## COLLECTED DATA
::::

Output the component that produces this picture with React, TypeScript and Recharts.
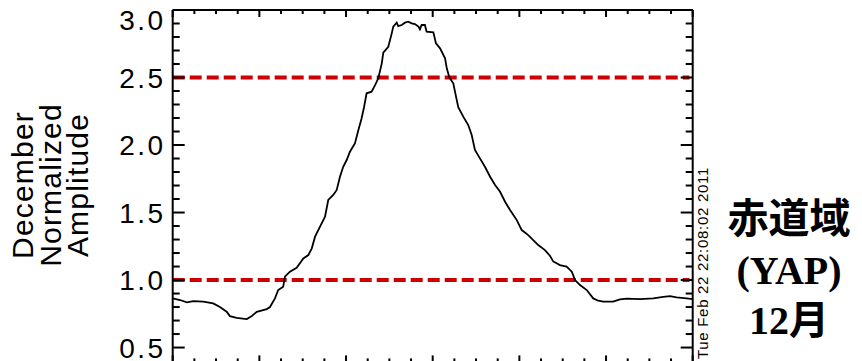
import { LineChart, Line, XAxis, YAxis, ReferenceLine } from 'recharts'

// local time (hours) and normalized amplitude
const HOURS = [
  0.0, 0.34, 0.65, 0.95, 1.41, 1.87, 2.18, 2.49, 2.64, 2.95, 3.42, 3.65, 3.88, 4.34, 4.49, 4.72, 4.87, 5.1, 5.18, 5.41,
  5.72, 6.03, 6.26, 6.42, 6.57, 6.8, 7.03, 7.18, 7.41, 7.57, 7.72, 7.87, 8.03, 8.18, 8.41, 8.57, 8.72, 8.83, 8.95, 9.18,
  9.34, 9.49, 9.65, 9.72, 9.95, 10.11, 10.18, 10.34, 10.41, 10.57, 10.72, 10.87, 11.03, 11.18, 11.34, 11.41, 11.49, 11.64, 11.72, 12.03,
  12.15, 12.34, 12.57, 12.65, 12.77, 12.95, 13.11, 13.18, 13.41, 13.64, 13.8, 13.95, 14.18, 14.41, 14.65, 14.88, 15.11, 15.34, 15.57, 15.88,
  16.11, 16.41, 16.64, 16.87, 17.18, 17.41, 17.57, 17.72, 17.87, 18.18, 18.42, 18.57, 18.8, 19.11, 19.41, 19.64, 19.87, 20.33, 20.64, 20.95,
  21.57, 22.18, 22.64, 22.95, 23.26, 23.72, 24.0,
]
const AMPLITUDE = [
  0.864, 0.852, 0.835, 0.844, 0.84, 0.827, 0.8, 0.765, 0.733, 0.72, 0.711, 0.733, 0.765, 0.785, 0.8, 0.864, 0.926, 0.95, 1.025, 1.062,
  1.09, 1.16, 1.185, 1.235, 1.321, 1.395, 1.469, 1.593, 1.63, 1.667, 1.765, 1.839, 1.889, 1.95, 2.012, 2.111, 2.198, 2.28, 2.383, 2.395,
  2.444, 2.494, 2.605, 2.684, 2.728, 2.827, 2.877, 2.906, 2.881, 2.889, 2.906, 2.913, 2.901, 2.896, 2.877, 2.857, 2.889, 2.889, 2.839, 2.835,
  2.753, 2.716, 2.642, 2.568, 2.501, 2.457, 2.333, 2.28, 2.21, 2.148, 2.074, 1.963, 1.901, 1.839, 1.765, 1.704, 1.654, 1.58, 1.519, 1.444,
  1.37, 1.333, 1.296, 1.259, 1.222, 1.18, 1.136, 1.124, 1.111, 1.1, 1.062, 1.0, 0.963, 0.926, 0.864, 0.847, 0.84, 0.84, 0.857, 0.862,
  0.859, 0.864, 0.876, 0.881, 0.872, 0.864, 0.859,
]

const X_TICKS = [0, 1, 2, 3, 4, 5, 6, 7, 8, 9, 10, 11, 12, 13, 14, 15, 16, 17, 18, 19, 20, 21, 22, 23, 24]
const Y_TICKS = [
  0.5, 0.6, 0.7, 0.8, 0.9, 1.0, 1.1, 1.2, 1.3, 1.4, 1.5, 1.6, 1.7, 1.8, 1.9, 2.0, 2.1, 2.2, 2.3, 2.4, 2.5, 2.6, 2.7,
  2.8, 2.9, 3.0,
]
const THRESHOLDS = [2.5, 1.0]
const Y_TITLE = ['December', 'Normalized', 'Amplitude']
const STAMP = 'Tue Feb 22 22:08:02 2011'
const SIDE_LABEL = ['赤道域', '(YAP)', '12月']

const data = HOURS.map((h, i) => ({ hour: h, amp: AMPLITUDE[i] }))

const IDL_FONT = "'Liberation Sans', Arial, sans-serif"

const isMajorY = (v: number) => Math.abs(v * 2 - Math.round(v * 2)) < 1e-6
const isMajorX = (v: number) => v % 4 === 0

const LeftTick = (props: any) => {
  const { x, y, payload } = props
  const major = isMajorY(payload.value)
  return (
    <g>
      <line x1={x} y1={y} x2={x + (major ? 12 : 7)} y2={y} stroke="#000" strokeWidth={2} />
      {major && (
        <text
          x={x - 7}
          y={Math.min(Math.max(y, 20), 349) + 10}
          textAnchor="end"
          fontFamily={IDL_FONT}
          fontSize={28}
          letterSpacing={2.5}
          fill="#000"
        >
          {payload.value.toFixed(1)}
        </text>
      )}
    </g>
  )
}

const RightTick = (props: any) => {
  const { x, y, payload } = props
  const major = isMajorY(payload.value)
  return <line x1={x} y1={y} x2={x - (major ? 12 : 7)} y2={y} stroke="#000" strokeWidth={2} />
}

const TopTick = (props: any) => {
  const { x, y, payload } = props
  const major = isMajorX(payload.value)
  return <line x1={x} y1={y} x2={x} y2={y + (major ? 7 : 4)} stroke="#000" strokeWidth={2} />
}

const BottomTick = (props: any) => {
  const { x, y, payload } = props
  const major = isMajorX(payload.value)
  return <line x1={x} y1={y} x2={x} y2={y - (major ? 7 : 4)} stroke="#000" strokeWidth={2} />
}

export default function App() {
  return (
    <div
      style={{
        position: 'absolute',
        left: 0,
        top: 0,
        width: 862,
        height: 361,
        overflow: 'hidden',
        background: '#fff',
      }}
    >
      <LineChart
        width={862}
        height={400}
        data={data}
        margin={{ top: 0, right: 109.3, bottom: 7.6, left: 112.7 }}
      >
        <XAxis
          xAxisId="bottom"
          dataKey="hour"
          type="number"
          domain={[0, 24]}
          ticks={X_TICKS}
          interval={0}
          height={30}
          tickSize={0}
          tickMargin={0}
          tickLine={false}
          axisLine={{ stroke: '#000', strokeWidth: 2 }}
          tick={<BottomTick />}
        />
        <XAxis
          xAxisId="top"
          orientation="top"
          dataKey="hour"
          type="number"
          domain={[0, 24]}
          ticks={X_TICKS}
          interval={0}
          height={10}
          tickSize={0}
          tickMargin={0}
          tickLine={false}
          axisLine={{ stroke: '#000', strokeWidth: 2 }}
          tick={<TopTick />}
        />
        <YAxis
          yAxisId="left"
          type="number"
          domain={[0.39, 3.0]}
          allowDataOverflow
          ticks={Y_TICKS}
          interval={0}
          width={60}
          tickSize={0}
          tickMargin={0}
          tickLine={false}
          axisLine={{ stroke: '#000', strokeWidth: 2 }}
          tick={<LeftTick />}
        />
        <YAxis
          yAxisId="right"
          orientation="right"
          type="number"
          domain={[0.39, 3.0]}
          allowDataOverflow
          ticks={Y_TICKS}
          interval={0}
          width={60}
          tickSize={0}
          tickMargin={0}
          tickLine={false}
          axisLine={{ stroke: '#000', strokeWidth: 2 }}
          tick={<RightTick />}
        />
        {THRESHOLDS.map(t => (
          <ReferenceLine
            key={t}
            xAxisId="bottom"
            yAxisId="left"
            segment={[{ x: 0, y: t }, { x: 23.85, y: t }]}
            stroke="#cc0000"
            strokeWidth={4}
            strokeDasharray="12 5"
          />
        ))}
        <Line
          xAxisId="bottom"
          yAxisId="left"
          type="linear"
          dataKey="amp"
          stroke="#000"
          strokeWidth={1.8}
          dot={false}
          isAnimationActive={false}
        />
      </LineChart>
      <svg
        width={862}
        height={361}
        style={{ position: 'absolute', left: 0, top: 0, pointerEvents: 'none' }}
      >
        {Y_TITLE.map((line, i) => (
          <text
            key={line}
            transform={`translate(${33 + i * 27.5},185) rotate(-90)`}
            textAnchor="middle"
            fontFamily={IDL_FONT}
            fontSize={30}
            letterSpacing={1.2}
            fill="#000"
          >
            {line}
          </text>
        ))}
        <text
          transform="translate(708,359) rotate(-90)"
          fontFamily={IDL_FONT}
          fontSize={15}
          letterSpacing={0.7}
          fill="#000"
        >
          {STAMP}
        </text>
        <text
          x={789}
          y={233}
          textAnchor="middle"
          fontFamily="'Noto Sans CJK JP', sans-serif"
          fontWeight={700}
          fontSize={41}
          fill="#000"
        >
          {SIDE_LABEL[0]}
        </text>
        <text
          x={789}
          y={284}
          textAnchor="middle"
          fontFamily="'Liberation Serif', serif"
          fontWeight={700}
          fontSize={40}
          fill="#000"
        >
          {SIDE_LABEL[1]}
        </text>
        <text
          x={789}
          y={334}
          textAnchor="middle"
          fontFamily="'Liberation Serif', 'Noto Sans CJK JP', serif"
          fontWeight={700}
          fontSize={40}
          fill="#000"
        >
          {SIDE_LABEL[2]}
        </text>
      </svg>
    </div>
  )
}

::::

## WRITTEN INSTRUCTION
Repeat the lines of the listing above verbatim, beginning at its first line and ending at the line containing "XAxis, YAxis, ReferenceLine", which is included. Omit pictures.

## THE RESPONSE
Output the component that produces this picture with React, TypeScript and Recharts.
import { LineChart, Line, XAxis, YAxis, ReferenceLine } from 'recharts'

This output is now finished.